Unitel La Paz
- La Paz; Bolivia;
- City: La Paz
- Channels: Digital: 28; Virtual: 2.1;
- Branding: Unitel La Paz;

Programming
- Affiliations: 2.1: Unitel

Ownership
- Owner: Grupo Monasterios (Empresa de Comunicaciones del Oriente Ltda. Ecor Ltda)

History
- Founded: November 1985
- First air date: November 23, 1985
- Former channel number: Analog: 2 (VHF, 1985-2026);
- Former affiliations: Telesistema Boliviano (1985-1996) Bolivisión (1996-1997)

Technical information
- Licensing authority: ATT

= Unitel La Paz =

Unitel La Paz is the Unitel owned-and-operated station for the city of La Paz, capital of Bolivia. The station was the generating station of the former Telesistema Boliviano network, disbanded in the late 90s. The station is available nationwide on Inter Satelital, alongside the Santa Cruz station.

==History==
Telesistema Boliviano (TSB), the initial licensee, was founded on November 22, 1983, as the first commercial television company in Bolivia, granting the license to operate in La Paz on channel 2. The channel was the opposite of ATB (channel 9) in some way, as the channel provided "quality programming" over political preferences.

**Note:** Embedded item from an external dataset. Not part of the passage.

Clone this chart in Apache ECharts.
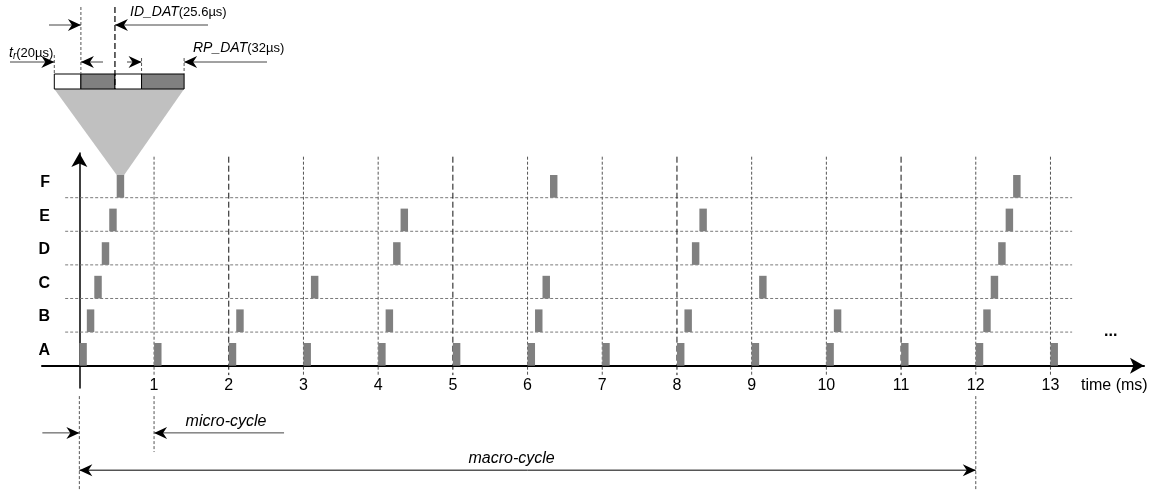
<!DOCTYPE html>
<html>
<head>
<meta charset="utf-8">
<script src="https://cdn.jsdelivr.net/npm/echarts@6/dist/echarts.min.js"></script>
<style>
  html, body { margin: 0; padding: 0; background: #fff; }
  #chart { width: 1151px; height: 490px; }
</style>
</head>
<body>
<div id="chart"></div>
<script>
// rows of the schedule (bottom to top)
const rows = ['A', 'B', 'C', 'D', 'E', 'F'];
// time ticks in ms
const ticks = [1, 2, 3, 4, 5, 6, 7, 8, 9, 10, 11, 12, 13];
// start time (ms) of each slot, per node
const startsA = [0, 1, 2, 3, 4, 5, 6, 7, 8, 9, 10, 11, 12, 13];
const startsB = [0.1, 2.1, 4.1, 6.1, 8.1, 10.1, 12.1];
const startsC = [0.2, 3.1, 6.2, 9.1, 12.2];
const startsD = [0.3, 4.2, 8.2, 12.3];
const startsE = [0.4, 4.3, 8.3, 12.4];
const startsF = [0.5, 6.3, 12.5];
const slotLen = 0.1;
// zoomed slot: t_r, ID_DAT, t_r, RP_DAT (µs)
const slotParts = [20, 25.6, 20, 32];
// micro / macro cycle (ms)
const microCycle = [0, 1];
const macroCycle = [0, 12];
const darkLines = [2, 5, 8, 11];

const FONT = 'Arial, "Liberation Sans", sans-serif';
const GREY = '#808080';
const barH = 0.675;

let chart = echarts.init(document.getElementById('chart'));

const barData = [];
[startsA, startsB, startsC, startsD, startsE, startsF].forEach((arr, r) => {
  arr.forEach(s => barData.push([s, r]));
});

function arrowHead(x, y, dir) {
  const L = 13, W = 6, N = 4;
  let pts;
  if (dir === 'right') pts = [[x, y], [x - L, y - W], [x - L + N, y], [x - L, y + W]];
  else pts = [[x, y], [x + L, y - W], [x + L - N, y], [x + L, y + W]];
  return { type: 'polygon', shape: { points: pts }, style: { fill: '#000' } };
}
function seg(x1, y1, x2, y2, stroke, width, dash) {
  return {
    type: 'line', shape: { x1, y1, x2, y2 },
    style: { stroke: stroke || '#000', lineWidth: width || 1, lineDash: dash || null }
  };
}

chart.setOption({
  animation: false,
  grid: { left: 42, right: 7, top: 153, bottom: 102 },
  xAxis: {
    type: 'value', min: -0.5, max: 14.252,
    axisLine: { onZero: true, symbol: ['none', 'arrow'], symbolSize: [12, 14], lineStyle: { color: '#000', width: 2 } },
    axisTick: { show: false },
    splitLine: { show: false },
    axisLabel: { customValues: ticks, color: '#000', fontSize: 16, fontFamily: FONT, margin: -10 }
  },
  yAxis: {
    type: 'value', min: -0.664, max: 6.33,
    axisLine: { onZero: true, symbol: ['none', 'arrow'], symbolSize: [12, 14], lineStyle: { color: '#000', width: 1.5 } },
    axisTick: { show: false },
    splitLine: { show: false },
    axisLabel: {
      customValues: rows.map((r, i) => i + 0.45),
      formatter: v => rows[Math.round(v - 0.45)],
      color: '#000', fontSize: 16, fontWeight: 'bold', fontFamily: FONT, margin: -8
    }
  },
  series: [
    {
      // grid lines of the diagram
      type: 'custom', clip: false, silent: true,
      data: [0],
      renderItem: (params, api) => {
        const kids = [];
        for (let r = 1; r < rows.length; r++) {
          const a = api.coord([-0.19, r]), b = api.coord([13.29, r]);
          kids.push(seg(a[0], a[1], b[0], b[1], '#7a7a7a', 1, [3, 2]));
        }
        ticks.forEach(t => {
          const dark = darkLines.includes(t);
          const a = api.coord([t, 6.22]), b = api.coord([t, -0.28]);
          kids.push(seg(a[0], a[1], b[0], b[1], dark ? '#111' : '#555', 1, dark ? [6, 3] : [3, 2]));
        });
        return { type: 'group', children: kids };
      }
    },
    {
      // zoomed view of one slot
      type: 'custom', clip: false, silent: true,
      data: [0],
      renderItem: (params, api) => {
        const kids = [];
        const sc = 1.33, y0 = 74, y1 = 89;
        const bx = [54.3];
        slotParts.forEach(p => bx.push(bx[bx.length - 1] + p * sc));
        const pa = api.coord([startsF[0], 5 + barH]);
        const pb = api.coord([startsF[0] + slotLen, 5 + barH]);
        kids.push({ type: 'polygon', shape: { points: [[bx[0], y1], [bx[4], y1], [pb[0], pb[1]], [pa[0], pa[1]]] }, style: { fill: '#c0c0c0' } });
        for (let i = 0; i < 4; i++) {
          kids.push({ type: 'rect', shape: { x: bx[i], y: y0, width: bx[i + 1] - bx[i], height: y1 - y0 },
            style: { fill: i % 2 ? GREY : '#fff', stroke: '#000', lineWidth: 1 } });
        }
        kids.push(seg(bx[0], 55, bx[0], y0, '#555', 1, [3, 2]));
        kids.push(seg(bx[1], 7, bx[1], y0, '#555', 1, [3, 2]));
        kids.push(seg(bx[2], 7, bx[2], y1, '#000', 1.2, [6, 3]));
        kids.push(seg(bx[3], 58, bx[3], y0, '#555', 1, [3, 2]));
        kids.push(seg(bx[4], 58, bx[4], y0, '#555', 1, [3, 2]));
        // ID_DAT
        kids.push(seg(49, 25, bx[1], 25, '#444'), arrowHead(bx[1], 25, 'right'));
        kids.push(seg(bx[2], 25, 208, 25, '#444'), arrowHead(bx[2], 25, 'left'));
        // t_r
        kids.push(seg(10, 62, bx[0], 62, '#444'), arrowHead(bx[0], 62, 'right'));
        kids.push(seg(bx[1], 62, 103, 62, '#444'), arrowHead(bx[1], 62, 'left'));
        // RP_DAT
        kids.push(seg(127, 62, bx[3], 62, '#444'), arrowHead(bx[3], 62, 'right'));
        kids.push(seg(bx[4], 62, 267, 62, '#444'), arrowHead(bx[4], 62, 'left'));
        const rich = {
          i: { fontStyle: 'italic', fontSize: 14, fontFamily: FONT, fill: '#000' },
          s: { fontStyle: 'italic', fontSize: 10, fontFamily: FONT, fill: '#000', padding: [7, 0, 0, 0] },
          n: { fontSize: 13, fontFamily: FONT, fill: '#000' }
        };
        kids.push({ type: 'text', style: { x: 9, y: 53, text: '{i|t}{s|r}{n|(20µs)}', rich, verticalAlign: 'middle' } });
        kids.push({ type: 'text', style: { x: 130, y: 12, text: '{i|ID_DAT}{n|(25.6µs)}', rich, verticalAlign: 'middle' } });
        kids.push({ type: 'text', style: { x: 193, y: 48, text: '{i|RP_DAT}{n|(32µs)}', rich, verticalAlign: 'middle' } });
        return { type: 'group', children: kids };
      }
    },
    {
      // transmission slots
      type: 'custom', clip: false, silent: true,
      data: barData,
      renderItem: (params, api) => {
        const p0 = api.coord([api.value(0), api.value(1) + barH]);
        const p1 = api.coord([api.value(0) + slotLen, api.value(1)]);
        return { type: 'rect', shape: { x: p0[0], y: p0[1], width: p1[0] - p0[0], height: p1[1] - p0[1] }, style: { fill: GREY } };
      }
    },
    {
      // micro / macro cycle annotations
      type: 'custom', clip: false, silent: true,
      data: [0],
      renderItem: (params, api) => {
        const kids = [];
        const m0 = api.coord([microCycle[0], -2]), m1 = api.coord([microCycle[1], -2]);
        kids.push(seg(m0[0] - 37, m0[1], m0[0], m0[1], '#444'), arrowHead(m0[0], m0[1], 'right'));
        kids.push(seg(m1[0], m1[1], m1[0] + 130, m1[1], '#444'), arrowHead(m1[0], m1[1], 'left'));
        kids.push({ type: 'text', style: { x: m1[0] + 72, y: m1[1] - 11, text: 'micro-cycle', fontStyle: 'italic', fontSize: 16, fontFamily: FONT, fill: '#000', align: 'center', verticalAlign: 'middle' } });
        const M0 = api.coord([macroCycle[0], -3.11]), M1 = api.coord([macroCycle[1], -3.11]);
        kids.push(seg(M0[0], M0[1], M1[0], M1[1], '#000'));
        kids.push(arrowHead(M0[0], M0[1], 'left'), arrowHead(M1[0], M1[1], 'right'));
        kids.push({ type: 'text', style: { x: (M0[0] + M1[0]) / 2 - 16, y: M0[1] - 12, text: 'macro-cycle', fontStyle: 'italic', fontSize: 16, fontFamily: FONT, fill: '#000', align: 'center', verticalAlign: 'middle' } });
        // extension lines below the axis
        [[macroCycle[0], -3.7], [microCycle[1], -2.57], [macroCycle[1], -3.7]].forEach(([x, yb]) => {
          const a = api.coord([x, -0.905]), b = api.coord([x, yb]);
          kids.push(seg(a[0], a[1], b[0], b[1], '#555', 1, [3, 2]));
        });
        return { type: 'group', children: kids };
      }
    }
  ],
  graphic: [
    { type: 'text', left: 1081, top: 378, style: { text: 'time (ms)', fontSize: 16, fontFamily: FONT, fill: '#000' } },
    { type: 'text', left: 1104, top: 324, style: { text: '...', fontSize: 16, fontWeight: 'bold', fontFamily: FONT, fill: '#000' } }
  ]
});
</script>
</body>
</html>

Experimental broadcasts started on February 12, 1985, before becoming regular on April 14, 1985, being owned by Antonio Maldonado. On weekdays the channel broadcast for seventeen hours on average (7am to 12am) and twelve on weekends (11am to 11pm). The station's owner was Antonio Maldonado, while its administration was up to brothers Ángel Carlos and Rosa Virgilia Cardona, owners of the Perspectiva magazine. With its transmitter located at Sopocachi, it captured signals from foreign television stations, mainly news and key sporting events.

In the early 90s, its local newscast was presented by priest Eduardo Pérez, who left the station in 1994 to concentrate on a radio career. At the time, Juan Pablo Guzmán was the head of its news division, and Pérez during his stay with TSB appeared in a soccer uniform to present the sports segment and attached to a noose in order to protest a gag rule to an extent where he started to suffer from asphyxiation.

With the dissolution of TSB, the station briefly became a part of the newly-formed Bolivisión network, alongside Galavisión and Antena Uno, Bolivisión later bought the license to broadcast on channel 5. After the rift that led to the creation of the Unitel network, the legal entity behind channel 2 in La Paz was, as late as 2002, still granted to Telesistema Boliviano. The station was now aligned to the Monasterios in June 1997 and started airing a new national newscast, TV Noticias, which was renamed Telepaís after the staff from the network's head in Santa Cruz became aware that there already was a TV Noticias on channel 24 in La Paz since early in the year.

The station's relay in El Alto was heavily damaged in November 2019.

==Technical information==

| Virtual | Physical | Screen | Content |
|---|---|---|---|
| 2.1 | 28 UHF | 1080i | Unitel |

Unitel La Paz started its HD signal in 2018. Cadena A used to be carried on subchannel 2.2 until November 13, 2025, when it obtained its own multiplex and PSIP (3.1).